[EXERCISE]
Your copy of the material must match it exactly, except that pictures are dropped.
————————
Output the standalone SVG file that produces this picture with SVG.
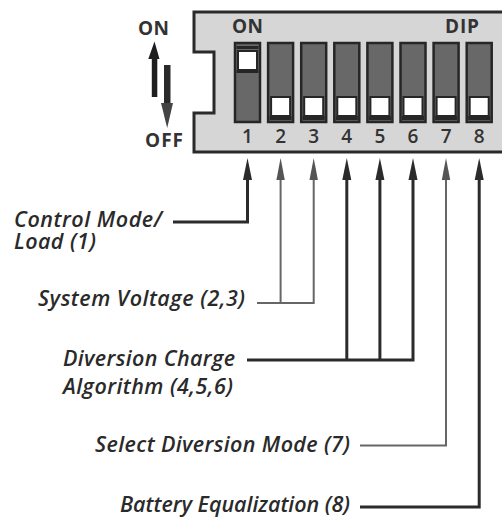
<svg xmlns="http://www.w3.org/2000/svg" width="502" height="518" viewBox="0 0 502 518">
<style>
.lbl{font-family:"Open Sans","Liberation Sans",sans-serif;font-style:italic;font-weight:600;font-size:21.5px;fill:#2a2a2a}
.cap{font-family:"Open Sans","Liberation Sans",sans-serif;font-weight:700;font-size:19px;fill:#333}
.num{font-family:"Open Sans","Liberation Sans",sans-serif;font-weight:600;font-size:19px;fill:#333;text-anchor:middle}
.slot{fill:#686868;stroke:#262626;stroke-width:2.5}
.knob{fill:#fff;stroke:#262626;stroke-width:2}
.thick{fill:none;stroke:#2b2b2b;stroke-width:3}
.thin{fill:none;stroke:#666;stroke-width:2}
</style>
<defs>
<marker id="ah" markerUnits="userSpaceOnUse" markerWidth="23" markerHeight="10" viewBox="0 0 23 10" refX="0" refY="5" orient="auto" overflow="visible">
<path d="M0,0.5 L22,5 L0,9.5 Z" fill="#2b2b2b"/>
</marker>
<marker id="ah2" markerUnits="userSpaceOnUse" markerWidth="23" markerHeight="10" viewBox="0 0 23 10" refX="0" refY="5" orient="auto" overflow="visible">
<path d="M0,0.8 L22,5 L0,9.2 Z" fill="#555"/>
</marker>
</defs>
<rect width="502" height="518" fill="#fff"/>

<g id="panel">
<path d="M194,12 H504 V152 H194 V113 H214 V52 H194 Z" fill="#d6d6d6" stroke="#2a2a2a" stroke-width="3"/>
<text class="cap" x="232" y="33" textLength="31">ON</text>
<text class="cap" x="445" y="33" textLength="34">DIP</text>
</g>

<g id="switch1">
<rect class="slot" x="235" y="43" width="25" height="79"/>
<rect x="236.5" y="46" width="22" height="3" fill="#262626"/>
<rect class="knob" x="238" y="51" width="19" height="19"/>
<rect x="236.5" y="70" width="22" height="3" fill="#262626"/>
<text class="num" x="247.5" y="143">1</text>
</g>
<g id="switch2">
<rect class="slot" x="268.1" y="43" width="25" height="79"/>
<rect class="knob" x="271.1" y="97" width="19" height="19"/>
<rect x="269.6" y="116" width="22" height="4" fill="#262626"/>
<text class="num" x="280.6" y="143">2</text>
</g>
<g id="switch3">
<rect class="slot" x="301.2" y="43" width="25" height="79"/>
<rect class="knob" x="304.2" y="97" width="19" height="19"/>
<rect x="302.7" y="116" width="22" height="4" fill="#262626"/>
<text class="num" x="313.7" y="143">3</text>
</g>
<g id="switch4">
<rect class="slot" x="334.3" y="43" width="25" height="79"/>
<rect class="knob" x="337.3" y="97" width="19" height="19"/>
<rect x="335.8" y="116" width="22" height="4" fill="#262626"/>
<text class="num" x="346.8" y="143">4</text>
</g>
<g id="switch5">
<rect class="slot" x="367.4" y="43" width="25" height="79"/>
<rect class="knob" x="370.4" y="97" width="19" height="19"/>
<rect x="368.9" y="116" width="22" height="4" fill="#262626"/>
<text class="num" x="379.9" y="143">5</text>
</g>
<g id="switch6">
<rect class="slot" x="400.5" y="43" width="25" height="79"/>
<rect class="knob" x="403.5" y="97" width="19" height="19"/>
<rect x="402" y="116" width="22" height="4" fill="#262626"/>
<text class="num" x="413" y="143">6</text>
</g>
<g id="switch7">
<rect class="slot" x="433.6" y="43" width="25" height="79"/>
<rect class="knob" x="436.6" y="97" width="19" height="19"/>
<rect x="435.1" y="116" width="22" height="4" fill="#262626"/>
<text class="num" x="446.1" y="143">7</text>
</g>
<g id="switch8">
<rect class="slot" x="466.7" y="43" width="25" height="79"/>
<rect class="knob" x="469.7" y="97" width="19" height="19"/>
<rect x="468.2" y="116" width="22" height="4" fill="#262626"/>
<text class="num" x="479.2" y="143">8</text>
</g>

<g id="legend">
<text class="cap" x="138" y="35" textLength="31">ON</text>
<text class="cap" x="145" y="147" textLength="38">OFF</text>
<rect x="151.8" y="56" width="5.5" height="41" fill="#1e1e1e"/>
<path d="M148.3,59 L154.5,41.5 L159.5,59 Z" fill="#1e1e1e"/>
<rect x="164" y="65" width="6.5" height="40" fill="#2a2a2a"/>
<path d="M161,103 L173,103 L167.2,128 Z" fill="#444"/>
</g>

<g id="connectors">
<path class="thick" d="M173,222 H247.5 V180" marker-end="url(#ah)"/>
<path class="thin" d="M257,303 H313.7 V180" marker-end="url(#ah2)"/>
<path class="thin" d="M280.6,303 V180" stroke="#4a4a4a" marker-end="url(#ah2)"/>
<path class="thick" d="M247,360 H413 V180" marker-end="url(#ah)"/>
<path class="thick" d="M346.8,360 V180" marker-end="url(#ah)"/>
<path class="thick" d="M379.9,360 V180" marker-end="url(#ah)"/>
<path class="thin" d="M360,445.5 H446 V180" marker-end="url(#ah2)"/>
<path class="thick" d="M360,507 H479.2 V180" marker-end="url(#ah)"/>
</g>

<g id="label1">
<text class="lbl" x="14" y="227" textLength="148">Control Mode/</text>
<text class="lbl" x="14" y="249" textLength="82">Load (1)</text>
</g>
<g id="label23">
<text class="lbl" x="38" y="306" textLength="207">System Voltage (2,3)</text>
</g>
<g id="label456">
<text class="lbl" x="63" y="366" textLength="172">Diversion Charge</text>
<text class="lbl" x="63" y="394" textLength="170">Algorithm (4,5,6)</text>
</g>
<g id="label7">
<text class="lbl" x="95" y="452" textLength="255">Select Diversion Mode (7)</text>
</g>
<g id="label8">
<text class="lbl" x="120" y="512" textLength="230">Battery Equalization (8)</text>
</g>
</svg>
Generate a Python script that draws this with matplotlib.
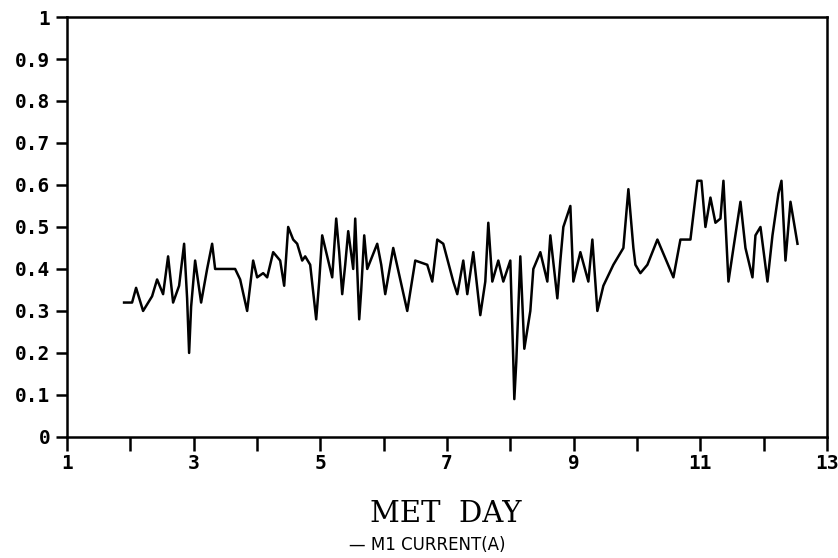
————————
[CORRECT RESULT]
Output the standalone SVG file that produces this picture with SVG.
<svg xmlns="http://www.w3.org/2000/svg" width="502" height="518" viewBox="0 0 502 518">
<style>
.lbl{font-family:"Open Sans","Liberation Sans",sans-serif;font-style:italic;font-weight:600;font-size:21.5px;fill:#2a2a2a}
.cap{font-family:"Open Sans","Liberation Sans",sans-serif;font-weight:700;font-size:19px;fill:#333}
.num{font-family:"Open Sans","Liberation Sans",sans-serif;font-weight:600;font-size:19px;fill:#333;text-anchor:middle}
.slot{fill:#686868;stroke:#262626;stroke-width:2.5}
.knob{fill:#fff;stroke:#262626;stroke-width:2}
.thick{fill:none;stroke:#2b2b2b;stroke-width:3}
.thin{fill:none;stroke:#666;stroke-width:2}
</style>
<defs>
<marker id="ah" markerUnits="userSpaceOnUse" markerWidth="23" markerHeight="10" viewBox="0 0 23 10" refX="0" refY="5" orient="auto" overflow="visible">
<path d="M0,0.5 L22,5 L0,9.5 Z" fill="#2b2b2b"/>
</marker>
<marker id="ah2" markerUnits="userSpaceOnUse" markerWidth="23" markerHeight="10" viewBox="0 0 23 10" refX="0" refY="5" orient="auto" overflow="visible">
<path d="M0,0.8 L22,5 L0,9.2 Z" fill="#555"/>
</marker>
</defs>
<rect width="502" height="518" fill="#fff"/>

<g id="panel">
<path d="M194,12 H504 V152 H194 V113 H214 V52 H194 Z" fill="#d6d6d6" stroke="#2a2a2a" stroke-width="3"/>
<text class="cap" x="232" y="33" textLength="31">ON</text>
<text class="cap" x="445" y="33" textLength="34">DIP</text>
</g>

<g id="switch1">
<rect class="slot" x="235" y="43" width="25" height="79"/>
<rect x="236.5" y="46" width="22" height="3" fill="#262626"/>
<rect class="knob" x="238" y="51" width="19" height="19"/>
<rect x="236.5" y="70" width="22" height="3" fill="#262626"/>
<text class="num" x="247.5" y="143">1</text>
</g>
<g id="switch2">
<rect class="slot" x="268.1" y="43" width="25" height="79"/>
<rect class="knob" x="271.1" y="97" width="19" height="19"/>
<rect x="269.6" y="116" width="22" height="4" fill="#262626"/>
<text class="num" x="280.6" y="143">2</text>
</g>
<g id="switch3">
<rect class="slot" x="301.2" y="43" width="25" height="79"/>
<rect class="knob" x="304.2" y="97" width="19" height="19"/>
<rect x="302.7" y="116" width="22" height="4" fill="#262626"/>
<text class="num" x="313.7" y="143">3</text>
</g>
<g id="switch4">
<rect class="slot" x="334.3" y="43" width="25" height="79"/>
<rect class="knob" x="337.3" y="97" width="19" height="19"/>
<rect x="335.8" y="116" width="22" height="4" fill="#262626"/>
<text class="num" x="346.8" y="143">4</text>
</g>
<g id="switch5">
<rect class="slot" x="367.4" y="43" width="25" height="79"/>
<rect class="knob" x="370.4" y="97" width="19" height="19"/>
<rect x="368.9" y="116" width="22" height="4" fill="#262626"/>
<text class="num" x="379.9" y="143">5</text>
</g>
<g id="switch6">
<rect class="slot" x="400.5" y="43" width="25" height="79"/>
<rect class="knob" x="403.5" y="97" width="19" height="19"/>
<rect x="402" y="116" width="22" height="4" fill="#262626"/>
<text class="num" x="413" y="143">6</text>
</g>
<g id="switch7">
<rect class="slot" x="433.6" y="43" width="25" height="79"/>
<rect class="knob" x="436.6" y="97" width="19" height="19"/>
<rect x="435.1" y="116" width="22" height="4" fill="#262626"/>
<text class="num" x="446.1" y="143">7</text>
</g>
<g id="switch8">
<rect class="slot" x="466.7" y="43" width="25" height="79"/>
<rect class="knob" x="469.7" y="97" width="19" height="19"/>
<rect x="468.2" y="116" width="22" height="4" fill="#262626"/>
<text class="num" x="479.2" y="143">8</text>
</g>

<g id="legend">
<text class="cap" x="138" y="35" textLength="31">ON</text>
<text class="cap" x="145" y="147" textLength="38">OFF</text>
<rect x="151.8" y="56" width="5.5" height="41" fill="#1e1e1e"/>
<path d="M148.3,59 L154.5,41.5 L159.5,59 Z" fill="#1e1e1e"/>
<rect x="164" y="65" width="6.5" height="40" fill="#2a2a2a"/>
<path d="M161,103 L173,103 L167.2,128 Z" fill="#444"/>
</g>

<g id="connectors">
<path class="thick" d="M173,222 H247.5 V180" marker-end="url(#ah)"/>
<path class="thin" d="M257,303 H313.7 V180" marker-end="url(#ah2)"/>
<path class="thin" d="M280.6,303 V180" stroke="#4a4a4a" marker-end="url(#ah2)"/>
<path class="thick" d="M247,360 H413 V180" marker-end="url(#ah)"/>
<path class="thick" d="M346.8,360 V180" marker-end="url(#ah)"/>
<path class="thick" d="M379.9,360 V180" marker-end="url(#ah)"/>
<path class="thin" d="M360,445.5 H446 V180" marker-end="url(#ah2)"/>
<path class="thick" d="M360,507 H479.2 V180" marker-end="url(#ah)"/>
</g>

<g id="label1">
<text class="lbl" x="14" y="227" textLength="148">Control Mode/</text>
<text class="lbl" x="14" y="249" textLength="82">Load (1)</text>
</g>
<g id="label23">
<text class="lbl" x="38" y="306" textLength="207">System Voltage (2,3)</text>
</g>
<g id="label456">
<text class="lbl" x="63" y="366" textLength="172">Diversion Charge</text>
<text class="lbl" x="63" y="394" textLength="170">Algorithm (4,5,6)</text>
</g>
<g id="label7">
<text class="lbl" x="95" y="452" textLength="255">Select Diversion Mode (7)</text>
</g>
<g id="label8">
<text class="lbl" x="120" y="512" textLength="230">Battery Equalization (8)</text>
</g>
</svg>
Generate a Python script that draws this with matplotlib.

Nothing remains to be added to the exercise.